[Required task]: Set each entry down verbatim, omitting images.

• • •

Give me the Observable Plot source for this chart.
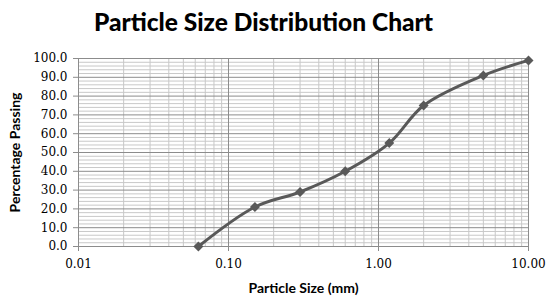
<!DOCTYPE html>
<html>
<head>
<meta charset="utf-8">
<script src="https://cdn.jsdelivr.net/npm/d3@7"></script>
<script src="https://cdn.jsdelivr.net/npm/@observablehq/plot@0.6"></script>
<style>
  body { margin: 0; background: #fff; }
  #title { width: 527px; padding-right: 20px; height: 40px; line-height: 44px; text-align: center;
    font-family: Lato, "Open Sans", sans-serif; font-weight: 900; font-size: 24.5px; color: #000; }
  #chart svg text { font-family: "DejaVu Serif", serif !important; }
  #chart svg g[aria-label="x-axis label"] text, #chart svg g[aria-label="y-axis label"] text {
    font-family: Lato, "Open Sans", sans-serif !important; font-weight: bold; font-size: 14px; }
</style>
</head>
<body>
<div id="title">Particle Size Distribution Chart</div>
<div id="chart"></div>
<script>
const sizes = [0.063, 0.15, 0.3, 0.6, 1.18, 2, 5, 10];
const passing = [0, 21, 29, 40, 55, 75, 91, 99];
const xTicks = [0.01, 0.1, 1, 10];
const yTicks = [0, 10, 20, 30, 40, 50, 60, 70, 80, 90, 100];
const yMinor = [2, 4, 6, 8, 12, 14, 16, 18, 22, 24, 26, 28, 32, 34, 36, 38, 42, 44, 46, 48, 52, 54, 56, 58, 62, 64, 66, 68, 72, 74, 76, 78, 82, 84, 86, 88, 92, 94, 96, 98];
const xMinor = [0.02,0.03,0.04,0.05,0.06,0.07,0.08,0.09,0.2,0.3,0.4,0.5,0.6,0.7,0.8,0.9,2,3,4,5,6,7,8,9];

const data = sizes.map((s, i) => ({size: s, pct: passing[i]}));

const chart = Plot.plot({
  width: 547,
  height: 256,
  marginTop: 18,
  marginBottom: 50,
  marginLeft: 78,
  marginRight: 19,
  style: {fontFamily: "DejaVu Serif, serif", fontSize: "12px", color: "#000"},
  x: {type: "log", domain: [0.01, 10]},
  y: {domain: [0, 100]},
  marks: [
    Plot.gridY(yMinor, {stroke: "#c8c8c8", strokeOpacity: 1}),
    Plot.gridX(xMinor, {stroke: "#c8c8c8", strokeOpacity: 1}),
    Plot.gridY(yTicks, {stroke: "#8c8c8c", strokeOpacity: 1}),
    Plot.gridX(xTicks, {stroke: "#8c8c8c", strokeOpacity: 1}),
    Plot.axisX({ticks: xTicks, tickFormat: d3.format(".2f"), tickSize: 5, tickPadding: 8, stroke: "#8c8c8c",
      label: "Particle Size (mm)", labelAnchor: "center", labelArrow: "none", labelOffset: 46, fontSize: 12}),
    Plot.axisY({ticks: yTicks, tickFormat: d3.format(".1f"), tickSize: 5, tickPadding: 6, stroke: "#8c8c8c",
      label: "Percentage Passing", labelAnchor: "center", labelArrow: "none", labelOffset: 68, fontSize: 12}),
    Plot.line(data, {x: "size", y: "pct", stroke: "#595959", strokeWidth: 3, curve: "catmull-rom"}),
    Plot.dot(data, {x: "size", y: "pct", symbol: "diamond2", r: 4.5, fill: "#595959", stroke: "none"})
  ]
});
document.getElementById("chart").appendChild(chart);
</script>
</body>
</html>
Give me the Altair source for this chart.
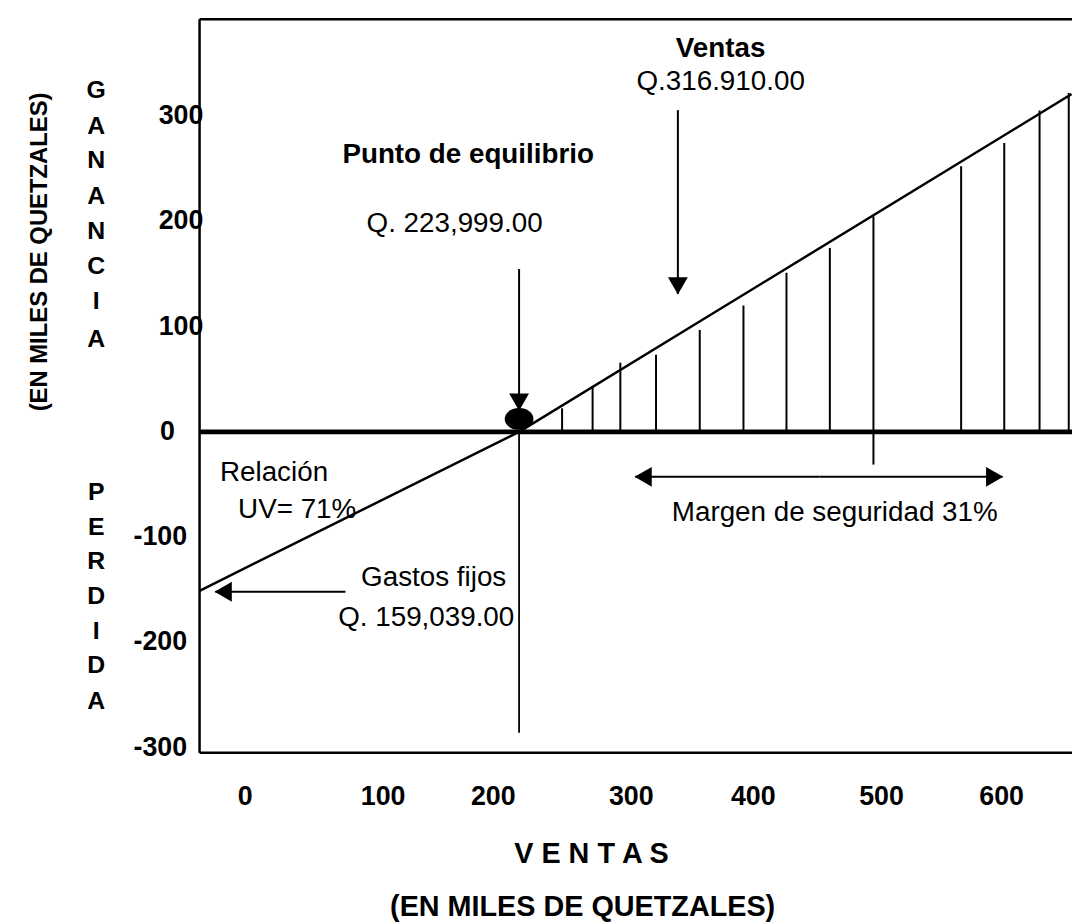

• • •

[Written reply]:
Give me the Observable Plot source for this chart.
<!DOCTYPE html>
<html>
<head>
<meta charset="utf-8">
<script src="https://cdn.jsdelivr.net/npm/d3@7"></script>
<script src="https://cdn.jsdelivr.net/npm/@observablehq/plot@0.6"></script>
<style>
  body { margin: 0; background: #fff; }
  #title { width: 527px; padding-right: 20px; height: 40px; line-height: 44px; text-align: center;
    font-family: Lato, "Open Sans", sans-serif; font-weight: 900; font-size: 24.5px; color: #000; }
  #chart svg text { font-family: "DejaVu Serif", serif !important; }
  #chart svg g[aria-label="x-axis label"] text, #chart svg g[aria-label="y-axis label"] text {
    font-family: Lato, "Open Sans", sans-serif !important; font-weight: bold; font-size: 14px; }
</style>
</head>
<body>
<div id="title">Particle Size Distribution Chart</div>
<div id="chart"></div>
<script>
const sizes = [0.063, 0.15, 0.3, 0.6, 1.18, 2, 5, 10];
const passing = [0, 21, 29, 40, 55, 75, 91, 99];
const xTicks = [0.01, 0.1, 1, 10];
const yTicks = [0, 10, 20, 30, 40, 50, 60, 70, 80, 90, 100];
const yMinor = [2, 4, 6, 8, 12, 14, 16, 18, 22, 24, 26, 28, 32, 34, 36, 38, 42, 44, 46, 48, 52, 54, 56, 58, 62, 64, 66, 68, 72, 74, 76, 78, 82, 84, 86, 88, 92, 94, 96, 98];
const xMinor = [0.02,0.03,0.04,0.05,0.06,0.07,0.08,0.09,0.2,0.3,0.4,0.5,0.6,0.7,0.8,0.9,2,3,4,5,6,7,8,9];

const data = sizes.map((s, i) => ({size: s, pct: passing[i]}));

const chart = Plot.plot({
  width: 547,
  height: 256,
  marginTop: 18,
  marginBottom: 50,
  marginLeft: 78,
  marginRight: 19,
  style: {fontFamily: "DejaVu Serif, serif", fontSize: "12px", color: "#000"},
  x: {type: "log", domain: [0.01, 10]},
  y: {domain: [0, 100]},
  marks: [
    Plot.gridY(yMinor, {stroke: "#c8c8c8", strokeOpacity: 1}),
    Plot.gridX(xMinor, {stroke: "#c8c8c8", strokeOpacity: 1}),
    Plot.gridY(yTicks, {stroke: "#8c8c8c", strokeOpacity: 1}),
    Plot.gridX(xTicks, {stroke: "#8c8c8c", strokeOpacity: 1}),
    Plot.axisX({ticks: xTicks, tickFormat: d3.format(".2f"), tickSize: 5, tickPadding: 8, stroke: "#8c8c8c",
      label: "Particle Size (mm)", labelAnchor: "center", labelArrow: "none", labelOffset: 46, fontSize: 12}),
    Plot.axisY({ticks: yTicks, tickFormat: d3.format(".1f"), tickSize: 5, tickPadding: 6, stroke: "#8c8c8c",
      label: "Percentage Passing", labelAnchor: "center", labelArrow: "none", labelOffset: 68, fontSize: 12}),
    Plot.line(data, {x: "size", y: "pct", stroke: "#595959", strokeWidth: 3, curve: "catmull-rom"}),
    Plot.dot(data, {x: "size", y: "pct", symbol: "diamond2", r: 4.5, fill: "#595959", stroke: "none"})
  ]
});
document.getElementById("chart").appendChild(chart);
</script>
</body>
</html>
Give me the Altair source for this chart.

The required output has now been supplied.